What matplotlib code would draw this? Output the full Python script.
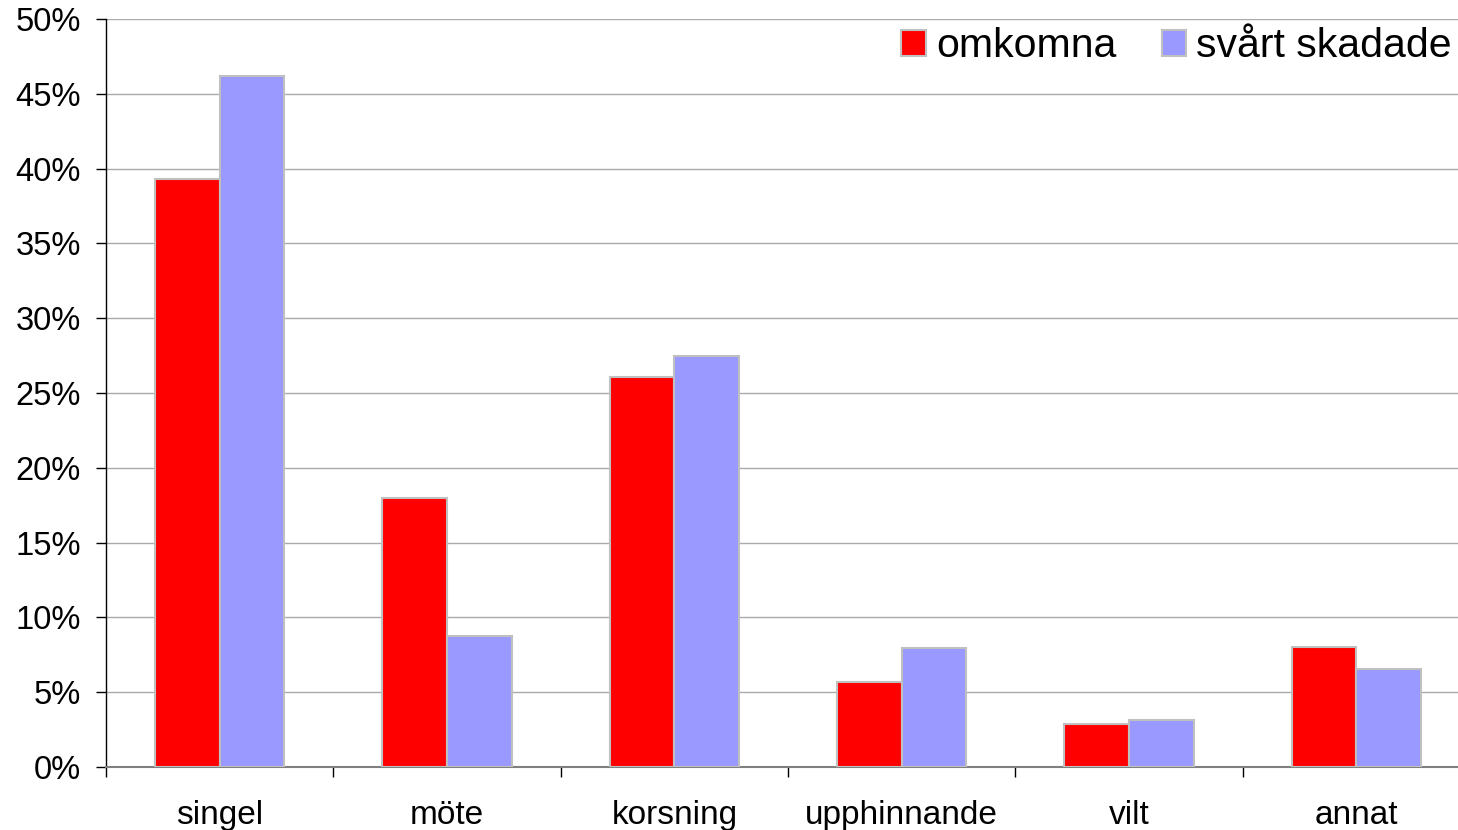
import numpy as np
import matplotlib
matplotlib.use('Agg')
import matplotlib.pyplot as plt
from matplotlib.ticker import FuncFormatter, MultipleLocator

# Chart data (percent)
categories = ['singel', 'möte', 'korsning', 'upphinnande', 'vilt', 'annat']
omkomna = [39.3, 18.0, 26.1, 5.7, 2.85, 8.0]
svart_skadade = [46.2, 8.75, 27.5, 7.95, 3.15, 6.55]
series_names = ['omkomna', 'svårt skadade']

plt.rcParams['font.family'] = ['Liberation Sans', 'DejaVu Sans']

fig = plt.figure(figsize=(14.58, 8.30), dpi=100)
# axes extend slightly past right edge like the original
ax = fig.add_axes([106 / 1458, 63 / 830, 1364 / 1458, 748 / 830])

x = np.arange(len(categories))
w = 0.285
ax.bar(x - w / 2, omkomna, width=w, color='#ff0000', edgecolor='#c0c0c0',
       linewidth=1.5, label=series_names[0], zorder=3)
ax.bar(x + w / 2, svart_skadade, width=w, color='#9999ff', edgecolor='#c0c0c0',
       linewidth=1.5, label=series_names[1], zorder=3)

ax.set_xlim(-0.5, len(categories) - 0.5)
ax.set_ylim(0, 50)

# y axis
ax.yaxis.set_major_locator(MultipleLocator(5))
ax.yaxis.set_major_formatter(FuncFormatter(lambda v, p: f'{v:.0f}%'))
ax.tick_params(axis='y', length=7, width=1, pad=11, labelsize=23.5, color='black')
ax.grid(axis='y', color='#aaaaaa', linewidth=1, zorder=0)

# x axis: ticks at category boundaries, labels at centres
ax.set_xticks(np.arange(len(categories)) - 0.5)
ax.set_xticklabels([])
ax.tick_params(axis='x', which='major', length=7, width=1, color='black')
ax.set_xticks(x, minor=True)
ax.set_xticklabels(categories, minor=True)
ax.tick_params(axis='x', which='minor', length=0, pad=24, labelsize=24)

for s in ['top', 'right']:
    ax.spines[s].set_visible(False)
ax.spines['left'].set_color('black')
ax.spines['left'].set_linewidth(1)
ax.spines['bottom'].set_color('#808080')
ax.spines['bottom'].set_linewidth(1.5)

ax.legend(loc='upper right', bbox_to_anchor=(1452 / 1458, 1 - 27 / 830),
          bbox_transform=fig.transFigure, ncol=2, frameon=False, fontsize=29.5,
          handlelength=0.6, handleheight=0.6, handletextpad=0.25,
          columnspacing=1.1, borderpad=0, borderaxespad=0)

fig.savefig('out.png', dpi=100)
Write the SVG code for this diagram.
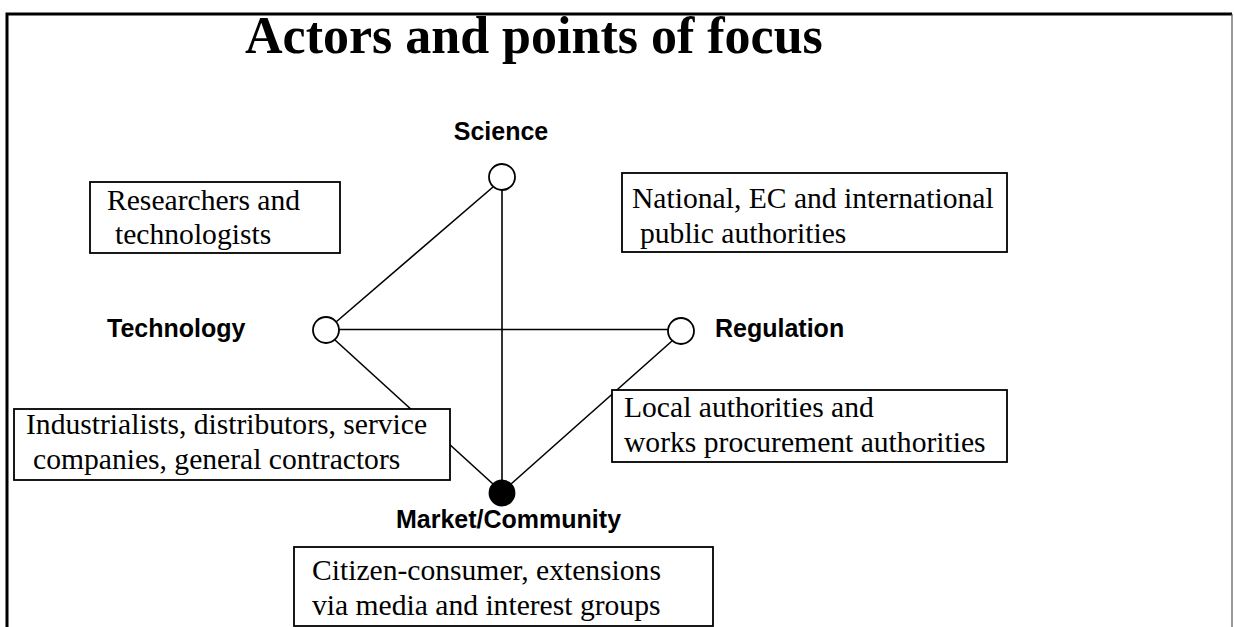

+ + + +

What to work on: Wherever the word "this" occurs in a line of the listing, copy that line.

Written solution:
What matplotlib code would draw this? Output the full Python script.
Write the SVG code for this diagram.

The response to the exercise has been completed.